I started with the biscuits, creaming butter and sugar, beating in an egg, then mixing bran flakes, wholemeal and plain flours, baking powder and salt. This made for a very dry mixture. I had to use my hands to get it combined, and even then, it was very crumbly.
The recipe says to roll out small amounts at a time, so I rolled the dough on a board, a handful at a time, before cutting out rough rectangles. The rolling was a frustrating task; the dough was so crumbly it just fell apart. By the time I had one tray filled with biscuits, and part of another, I found the remaining dough was just too crumbly to work with. I threw it out.
After 20 minutes in the oven, one tray was overdone, but the other looked about right. I took the bran biscuits from the baking tray and laid them on a wire rack to cool. It was my intention to start on the wholemeal loaf immediately, but I found I was missing an ingredient. My loaf had to wait until I'd been down to the supermarket for some wheatgerm.
Once I had the missing item, I was able to whip up the loaf fairly quickly. I combined milk, golden syrup, butter and eggs in a bowl, then added the dry ingredients: wholemeal and plain flour, wheat germ, oat bran, baking powder and soda, and a bit of salt. All of this combined into a fairly wet mixture, which I spooned into a lined loaf tin and popped in the oven for half an hour.
After half an hour in the oven, the loaf was crusty on top and still gooey in the centre: the same old problem I've been having with loaves since I started this challenge. It took another 10 minutes' cooking, plus 10 minutes' cooling in the tin, before the loaf was cooked through.

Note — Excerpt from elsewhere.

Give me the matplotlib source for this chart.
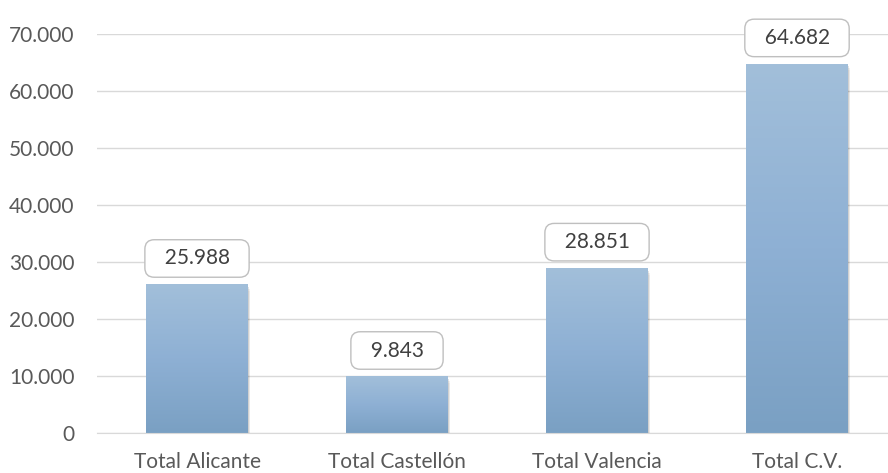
import matplotlib.pyplot as plt
import matplotlib.colors as mcolors
import numpy as np
from matplotlib.patches import Rectangle

categories = ["Total Alicante", "Total Castellón", "Total Valencia", "Total C.V."]
values = [25988, 9843, 28851, 64682]
yticks = [0, 10000, 20000, 30000, 40000, 50000, 60000, 70000]


def fmt(v):
    return f"{v:,.0f}".replace(",", ".")


plt.rcParams['font.family'] = ['Lato', 'DejaVu Sans']

fig = plt.figure(figsize=(8.88, 4.73), dpi=100)
ax = fig.add_axes([97 / 888, 40 / 473, 791 / 888, 399 / 473])

x = np.arange(len(categories))
bars = ax.bar(x, values, width=0.51, color="none", zorder=3)

# vertical gradient, light on top, darker at bottom
cmap = mcolors.LinearSegmentedColormap.from_list(
    "bar", ["#7aa0c3", "#8eb0d4", "#a2bfda"])
grad = np.linspace(0, 1, 256).reshape(-1, 1)
for b in bars:
    x0, w, h = b.get_x(), b.get_width(), b.get_height()
    # soft shadow to the right/bottom
    for i, a in enumerate([0.10, 0.06, 0.03]):
        sh = Rectangle((x0 + 0.004 * (i + 1), -350 * (i + 1)), w, h,
                       color="#000000", alpha=a, lw=0, zorder=2)
        ax.add_patch(sh)
    ax.imshow(grad, cmap=cmap, aspect="auto", origin="lower",
              extent=(x0, x0 + w, 0, h), zorder=4)
    ax.annotate(f"  {fmt(h)}  ", (x0 + w / 2, h), xytext=(0, 19),
                textcoords="offset points", ha="center", va="center",
                fontsize=15, color="#404040", zorder=6,
                bbox=dict(boxstyle="round,pad=0.42,rounding_size=0.45",
                          fc="white", ec="#bfbfbf", lw=1))

ax.set_xlim(-0.5, 3.455)
ax.set_ylim(0, 70000)
ax.set_yticks(yticks)
ax.set_yticklabels([fmt(v) for v in yticks])
ax.set_xticks(x)
ax.set_xticklabels(categories)
ax.tick_params(length=0, labelsize=15, colors="#595959")
ax.tick_params(axis="y", pad=16)
ax.tick_params(axis="x", pad=14)
ax.grid(axis="y", color="#d9d9d9", lw=1, zorder=0)
for s in ["top", "right", "left"]:
    ax.spines[s].set_visible(False)
ax.spines["bottom"].set_color("#d9d9d9")
ax.spines["bottom"].set_zorder(5)

fig.savefig("out.png", dpi=100)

The wholemeal loaf was, as expected, fairly bland. It's clearly not intended for eating as is, but would probably work ok with a bit of cheese and/or chutney. Hang on, I'll just go try that.
* * *
Hmm.. it's ok, I guess, but the dense, dry texture and the branny flavour manage to dominate even with the addition of cheese and chutney (by the way, that peach chutney I thought would be good? It is). I won't be rushing to make this loaf again.
As for the biscuits, they're actually not bad. Not much flavour, of course, but they have a nice crisp texture and are pleasantly filling. I wouldn't object to eating them again, but the sheer frustration of rolling out that crumbly dough means I'm unlikely to bother making any more.